My solution replaces numbers, everywhere in a string

for f in * ; do
    number=`echo $f | sed 's/[^0-9]*//g'`
    padded=`printf "%04d" $number`
    echo $f | sed "s/${number}/${padded}/";
done

You can easily try it, since it just prints transformed file names (no filesystem operations are performed).

Explanation:

Looping through list of files

A loop: for f in * ; do ;done, lists all files and passes each filename as $f variable to loop body.

Grabbing the number from string

With echo $f | sed we pipe variable $f to sed program.

In command sed 's/[^0-9]*//g', part [^0-9]* with modifier ^ tells to match opposite from digit 0-9 (not a number) and then remove it it with empty replacement //. Why not just remove [a-z]? Because filename can contain dots, dashes etc. So, we strip everything, that is not a number and get a number.

Next, we assign the result to number variable.
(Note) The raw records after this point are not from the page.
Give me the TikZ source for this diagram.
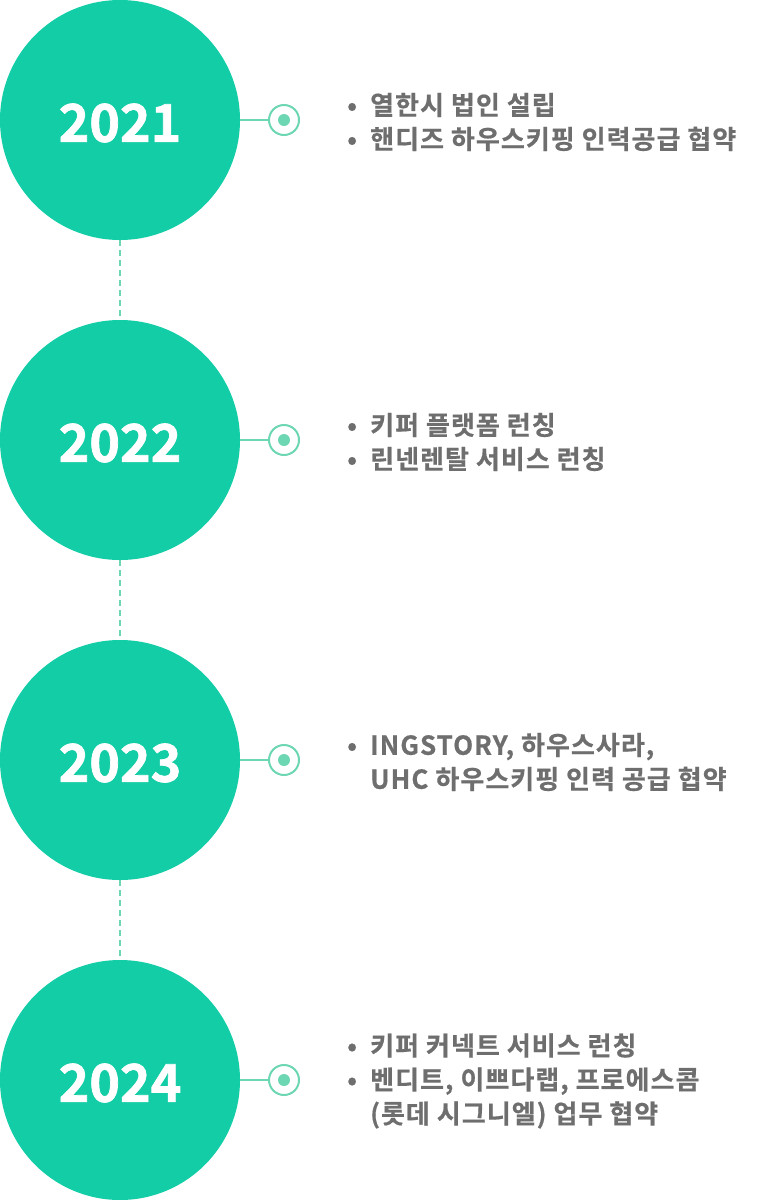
\documentclass[tikz,border=0pt]{standalone}
\usepackage{fontspec}
\setmainfont{Noto Sans CJK KR}[BoldFont={Noto Sans CJK KR Bold}]
\newfontfamily\krb{Noto Sans CJK KR Bold}[FakeBold=0.6,LetterSpace=4]
\newfontfamily\kryear{Noto Sans CJK KR Bold}[FakeBold=1.4]
\definecolor{mint}{HTML}{13CDA6}
\definecolor{mintl}{HTML}{6DD6B2}
\definecolor{txtgray}{HTML}{6E6E6E}
\begin{document}
\begin{tikzpicture}[x=1pt,y=-1pt,
  yearcircle/.style={circle,fill=mint,minimum size=240pt,inner sep=0pt},
  yeartext/.style={text=white,font=\kryear\fontsize{52}{56}\selectfont},
  ring/.style={circle,draw=mintl,line width=2pt,fill=white,minimum size=30pt,inner sep=0pt},
  dot/.style={circle,fill=mintl,minimum size=12pt,inner sep=0pt},
  link/.style={draw=mintl,line width=2pt},
  dashlink/.style={draw=mintl,line width=2pt,dash pattern=on 6pt off 4pt},
  items/.style={anchor=west,inner sep=0pt,align=left,text=txtgray,font=\krb\fontsize{26}{34}\selectfont}
]
\useasboundingbox (0,0) rectangle (784,1200);
\newcommand{\bl}{\makebox[25pt][l]{\hspace*{2pt}•}}
\newcommand{\ind}{\hspace*{25pt}}
\foreach \i/\yr/\yy in {1/2021/120,2/2022/440,3/2023/760,4/2024/1080}{
  \node[yearcircle] (c\i) at (120,\yy) {};
  \node[yeartext] (y\i) at (120,\yy+3) {\yr};
  \node[ring] (r\i) at (284,\yy) {};
  \node[dot] (d\i) at (284,\yy) {};
  \draw[link] (c\i.east) -- (r\i.west);
}
\draw[dashlink] (c1.south) -- (c2.north);
\draw[dashlink] (c2.south) -- (c3.north);
\draw[dashlink] (c3.south) -- (c4.north);
\node[items] (t1) at (345,122) {\bl 열한시 법인 설립\\\bl 핸디즈 하우스키핑 인력공급 협약};
\node[items] (t2) at (345,442) {\bl 키퍼 플랫폼 런칭\\\bl 린넨렌탈 서비스 런칭};
\node[items] (t3) at (345,762) {\bl INGSTORY, 하우스사라,\\\ind UHC 하우스키핑 인력 공급 협약};
\node[items] (t4) at (345,1081) {\bl 키퍼 커넥트 서비스 런칭\\\bl 벤디트, 이쁘다랩, 프로에스콤\\\ind (롯데 시그니엘) 업무 협약};
\end{tikzpicture}
\end{document}
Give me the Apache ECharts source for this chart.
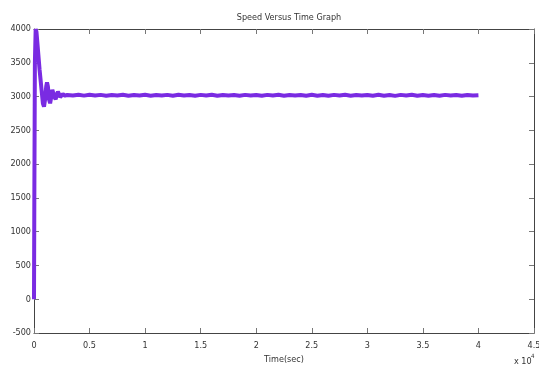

Remember to not put spaces in assignment, like number = …, because you get different behavior.

We assign execution result of a command to variable, wrapping the command with backtick symbols `.

Zero padding

Command printf "%04d" $number changes format of a number to 4 digits and adds zeros if our number contains less than 4 digits.

Replacing number to zero-padded number

We use sed again with replacement command like s/substring/replacement/. To interpret our variables, we use double quotes and substitute our variables in this way ${number}.


The script above just prints transformed names, so, let's do actual renaming job:

for f in *.js ; do
    number=`echo $f | sed 's/[^0-9]*//g'`
    padded=`printf "%04d" $number`
    new_name=`echo $f | sed "s/${number}/${padded}/"`
    mv $f $new_name;
done

Hope this helps someone.

I spent several hours to figure this out.